Am Ende stehen alle vor den Trümmern ihrer jeweiligen Beziehungen, nichts ist noch so wie es einmal schien. Doch die vermeintliche Verliererin Kathrin entpuppt sich als Gewinnerin. Denn tatsächlich ist sowohl sie als auch ihr Ehemann kerngesund. Mit der künstlich geschaffenen Situation wollte sie dessen wahren Charakter aufdecken und entlarven. Und das ist ihr gründlich gelungen – auch im Falle des Ehepaars Diana und Götz.
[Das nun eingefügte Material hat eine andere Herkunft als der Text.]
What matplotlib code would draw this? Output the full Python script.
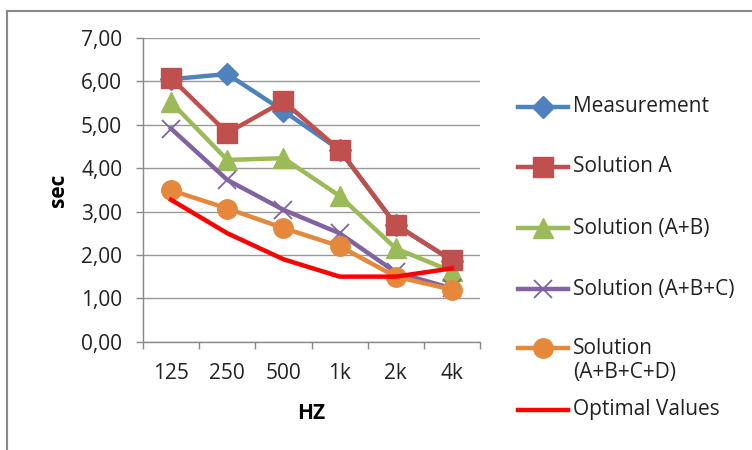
import matplotlib
matplotlib.use("Agg")
import matplotlib.pyplot as plt
from matplotlib.lines import Line2D
from matplotlib.ticker import FuncFormatter, FixedLocator

plt.rcParams['font.family'] = ['Open Sans', 'DejaVu Sans']

categories = ["125", "250", "500", "1k", "2k", "4k"]
measurement = [6.05, 6.17, 5.32, 4.42, 2.70, 1.87]
solution_a = [6.08, 4.81, 5.54, 4.42, 2.69, 1.88]
solution_ab = [5.52, 4.19, 4.23, 3.36, 2.15, 1.62]
solution_abc = [4.91, 3.73, 3.04, 2.50, 1.60, 1.23]
solution_abcd = [3.49, 3.07, 2.62, 2.20, 1.50, 1.20]
optimal = [3.27, 2.50, 1.90, 1.50, 1.50, 1.69]
series_names = ["Measurement", "Solution A", "Solution (A+B)", "Solution (A+B+C)",
                "Solution\n(A+B+C+D)", "Optimal Values"]
y_ticks = [0, 1, 2, 3, 4, 5, 6, 7]

styles = [
    dict(color='#4F81BD', marker='D', ms=11, zorder=3),
    dict(color='#C0504D', marker='s', ms=14, zorder=4),
    dict(color='#9BBB59', marker='^', ms=14, zorder=3),
    dict(color='#8064A2', marker='x', ms=13, mew=1.3, zorder=3),
    dict(color='#E5883C', marker='o', ms=14, zorder=3),
    dict(color='#FF0000', marker=None, zorder=5),
]
data = [measurement, solution_a, solution_ab, solution_abc, solution_abcd, optimal]

W, H = 752, 450
fig = plt.figure(figsize=(W / 100, H / 100), dpi=100)
ax = fig.add_axes([143 / W, 1 - 341.7 / H, 337 / W, (341.7 - 38) / H])

x = list(range(len(categories)))
for vals, name, st in zip(data, series_names, styles):
    ax.plot(x, vals, lw=3.2, label=name, **st)

ax.set_xlim(-0.5, len(categories) - 0.5)
ax.set_ylim(0, 7)
ax.set_yticks(y_ticks)
ax.yaxis.set_major_formatter(FuncFormatter(lambda v, p: f"{v:.2f}".replace('.', ',')))
ax.set_xticks(x)
ax.set_xticklabels(categories)
ax.xaxis.set_minor_locator(FixedLocator([i - 0.5 for i in range(len(categories) + 1)]))
ax.tick_params(axis='x', which='major', length=0, pad=15, labelsize=15, colors='#222222')
ax.tick_params(axis='x', which='minor', length=5, color='#888888', width=1)
ax.tick_params(axis='y', length=5, color='#888888', width=1, labelsize=15, pad=10,
               labelcolor='#222222')

ax.grid(axis='y', color='#999999', lw=1)
ax.set_axisbelow(True)
for s in ['top', 'right']:
    ax.spines[s].set_visible(False)
for s in ['left', 'bottom']:
    ax.spines[s].set_color('#888888')
    ax.spines[s].set_linewidth(1)

ax.set_xlabel('HZ', fontweight='bold', fontsize=15, labelpad=14)
ax.set_ylabel('sec', fontweight='bold', fontsize=15, labelpad=9)

# legend laid out like the original (handle + label per series)
leg_y = [106.5, 167, 228, 289, 348, 410]
for vals, name, st, yy in zip(data, series_names, styles, leg_y):
    yf = 1 - yy / H
    st2 = {k: v for k, v in st.items() if k != 'zorder'}
    fig.add_artist(Line2D([518 / W, 543 / W, 568 / W], [yf, yf, yf], lw=3.2,
                          transform=fig.transFigure,
                          markevery=[1] if st2.get('marker') else None, **st2))
    if '\n' in name:
        fig.text(573 / W, 1 - (yy + 12.5) / H, name, fontsize=15, va='center', ha='left',
                 color='#222222', linespacing=1.15)
    else:
        fig.text(573 / W, yf, name, fontsize=15, va='center', ha='left', color='#222222')

# outer chart frame (top and left edges visible)
fig.add_artist(Line2D([7 / W, 1.0], [1 - 11 / H, 1 - 11 / H], color='#888888', lw=1.5,
                      transform=fig.transFigure))
fig.add_artist(Line2D([7 / W, 7 / W], [0, 1 - 11 / H], color='#888888', lw=1.5,
                      transform=fig.transFigure))

fig.savefig('out.png', dpi=100)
Marianne Sery hat das Stück konsequent durchinszeniert. Ernste Fragen werden dem Publikum humorvoll und manchmal auch absurd präsentiert. Stringentes Tempo, sich ständig ändernde Situationen getragen von einem ausgeglichenen Ensemble ließen das Publikum bis zum Ende in Ungewissheit über das Schicksal der Akteure. Dieter Niessen gelang es in besonderem Maße, die Verwandlung des selbstsicheren und erfolgreichen Architekten in einen von Ängsten und Selbstzweifeln geplagten Mann glaubhaft und voller Spielfreude zu verkörpern. An seiner Seite konnte Bettina Niessen mit der umgekehrten Entwicklung überzeugend brillieren. Flankiert wurde das Paar von den nicht weniger überzeugenden Sarah Aubel und Christoph Fischer. Beide wussten die wilde emotionale Achterbahnfahrt ihrer beiden Figuren authentisch zu verkörpern.

Das Ensemble wurde für seine geschlossene und überzeugende Leistung mit lang anhaltenden verdienten Applaus belohnt. Regisseurin Marianne Sery gelang es erneut, mit einem reduzierten Bühnenbild auf kleiner Fläche durch völlige Konzentration auf Darsteller und Geschichte das Publikum zu fesseln. Es bleibt zu hoffen, dass sich mit der Darbietung solcher auf wenige Charaktere konzentrierter Stoffe dauerhaft eine weitere jährliche Inszenierung der im Jülicher Kulturleben fest verankerten Bühne ´80 neben den regelmäßigen Aufführungen im Frühjahr etabliert.

Im kommenden Jahr dürfen sich die Theaterfreunde auf die „Eingeschlossene Gesellschaft“ von Jan Weiler freuen. Die Gesellschaftssatire wird fünfmal zwischen dem 14. und 21. März 2026 im Mädchengymnasium Jülich und im Rahmen eines Gastspiels am 26. April 2026 im Haus der Stadt Düren aufgeführt.